I am aware of the difference between Truncation and Censoring but the paper that I am trying to apply on my data does not make this distinction (see section 5.1.1 in Amjad and Shah (2017) originaly published on SIGMETRICS)
The paper suggests two steps to estimate Y. At the firs steps they use "Universal Singular Value Thresholding" algorithm to estimate X because of missing values in the data Ref: Chatterjee (2015). Here is my code (I use soft thresholding):
usvd <- function(X,C,eta){
# step 1 ------------------------------------------------------------------
Y <- X
Y[is.na(Y)]<- 0
# step 2 ------------------------------------------------------------------
A <- svd(Y)
# step 3 ------------------------------------------------------------------
P <- (1-sum(is.na(X))/length(X))
# step 4 ------------------------------------------------------------------
threshold <- function(N, eta) {
my_nulls <- vector("numeric", length = length(N))
S <- sign(N) * pmax(abs(N) - eta, my_nulls)
S
}
# step 5 ------------------------------------------------------------------
W <- 1/P * A$u%*%diag(threshold(A$d,eta))%*%t(A$v)
# step 6 ------------------------------------------------------------------
M <- matrix(data = NA,ncol = ncol(Y),nrow = nrow(Y))
for (i in 1:length(W)) {
M[[i]] <- if(W[[i]]< 0){
M[[i]] <- 0
} else{if(W[[i]]>C[[i]]){
M[[i]]<- C[[i]]
}else{
M[[i]]<-W[[i]]
}
}
}
return(M)
}
At the second step they use $M= [m_{ij}]_{i<=N,j<=T} $ where $m_{ij}=E[X_{ij}]$ and $C$ to get an estimate of $Y$ by using bisection method. That is where I need the mean of $Y$ see section 5.1.1 in Amjad and Shah (2017)
Here is my code:
lambda=colMeans(M)
real_Y <- function(M,C,lambda){
M <- M
lambda <- lambda
C <- C
func <- function(C){
#lambda <- colMeans(M)
lambda=lambda
M=M
qk <- function(C) {C - ppois(C, lambda=lambda)}
lambda * qk(C-1) / qk(C)-M
}
bisection <- function(f, a, b, n = 1000, tol = 1e-7) {
# If the signs of the function at the evaluated points, a and b, stop the function and return message.
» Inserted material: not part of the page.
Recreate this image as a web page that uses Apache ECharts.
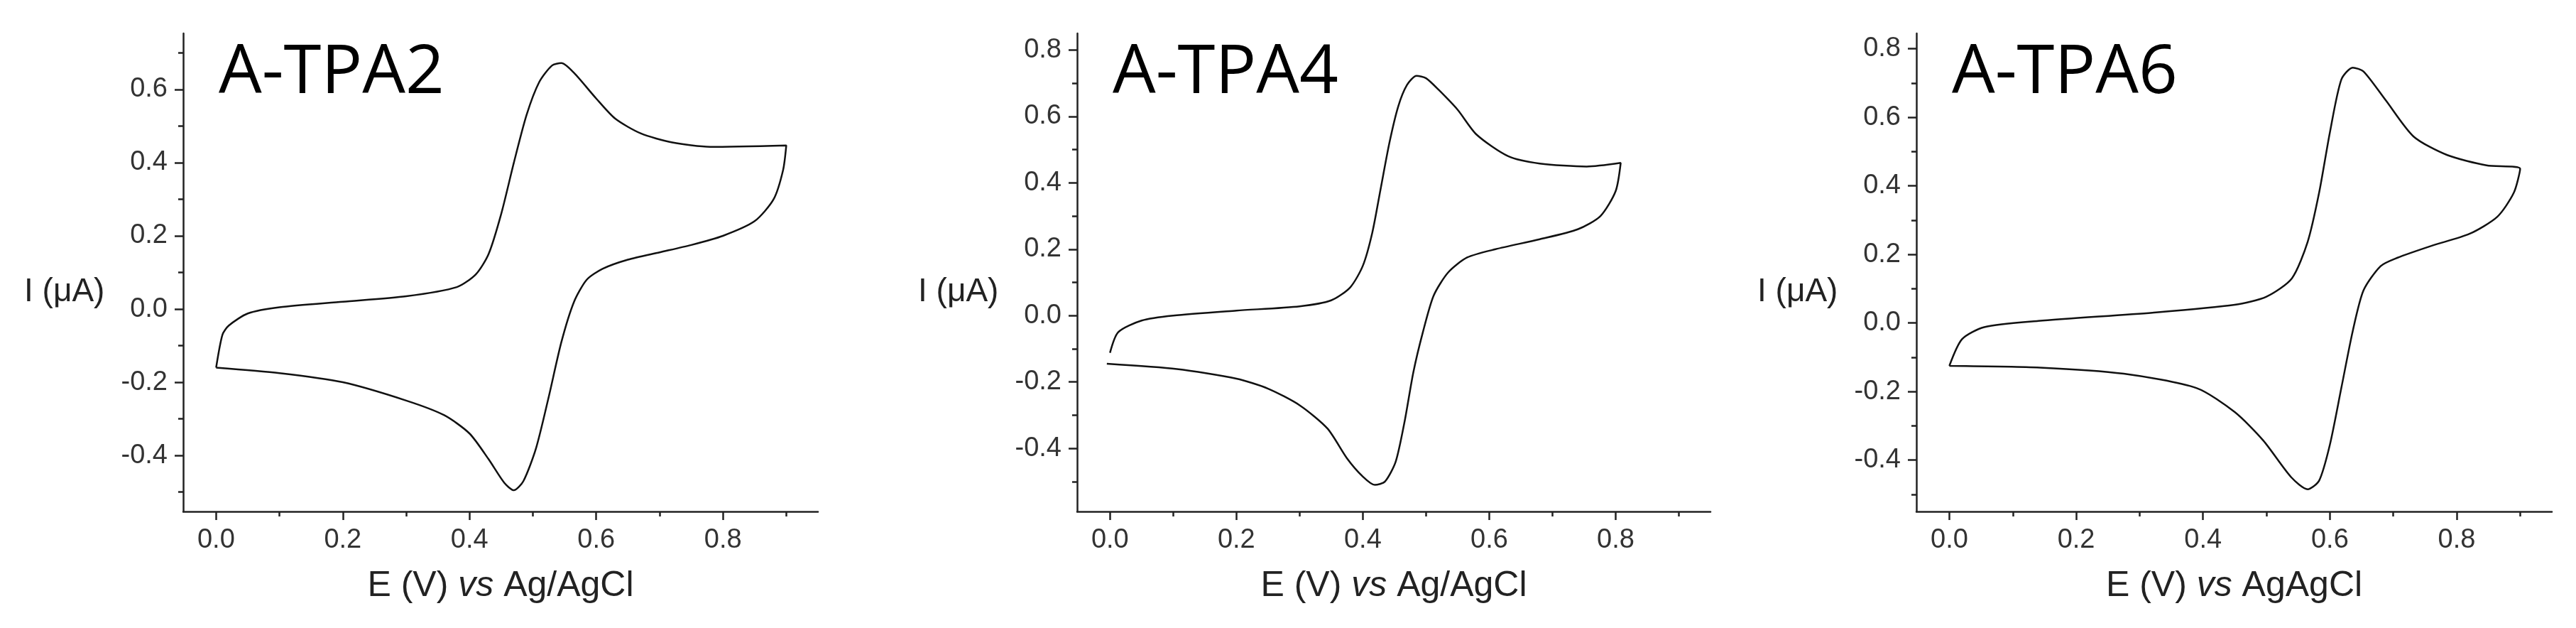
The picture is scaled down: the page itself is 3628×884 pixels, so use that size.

if (!(f(a) < 0) && (f(b) > 0)) {
stop('signs of f(a) and f(b) differ')
} else if ((f(a) > 0) && (f(b) < 0)) {
stop('signs of f(a) and f(b) differ')
}
for (i in 1:n) {
c <- (a + b) / 2 # Calculate midpoint
# If the function equals 0 at the midpoint or the midpoint is below the desired tolerance, stop the
# function and return the root.
if ((f(c) == 0) || ((b - a) / 2) < tol) {
return(c)
}
# If another iteration is required,
# check the signs of the function at the points c and a and reassign
# a or b accordingly as the midpoint to be used in the next iteration.
ifelse(sign(f(c)) == sign(f(a)),
a <- c,
b <- c)
}
# If the max number of iterations is reached and no root has been found,
# return message and end function.
print('Too many iterations')
}
# print the result --------------------------------------------------------
print(bisection(func,M,C))
}
Ref: for bisection method
About lost sales: I think the lost sales caused by stock level. And the data has been polluted all the time because of the low-stock so we do not want to change level of $C$ before having an estimate of true demand $Y$.
Note that if $Y$ is a one-dimensional random variable (ie. treating the one-dimensional case first), then for $k \in \mathbb N$ we have $$ P(\min\{Y, C\} = k) = \begin{cases} 0 & k > C \\ \sum_{j \ge C} e^{-\lambda} \frac{\lambda^j}{j!} & k = C \\ e^{-\lambda} \frac{\lambda^k}{k!} & k < C \end{cases}; $$ for simplification, we assume $C \in \mathbb Z$ here. Thus, in order to get the distribution (and hence the expactation) of $Y$, it is necessary and sufficient that each entry of the matrix $C$ is bigger than two. For, you may then read of the coefficient $\lambda_{i,j}$ (ie. the coefficient of the Poisson distribution in the $(i,j)$-th entry) from the equation $$ \alpha_{i,j} = e^{\lambda_{i,j}} \lambda_{i,j}, $$ where $\alpha_{i,j} = P(\min\{Y_{i,j}, C_{i,j}\} = 1)$; for this you do need the Lambert W-function.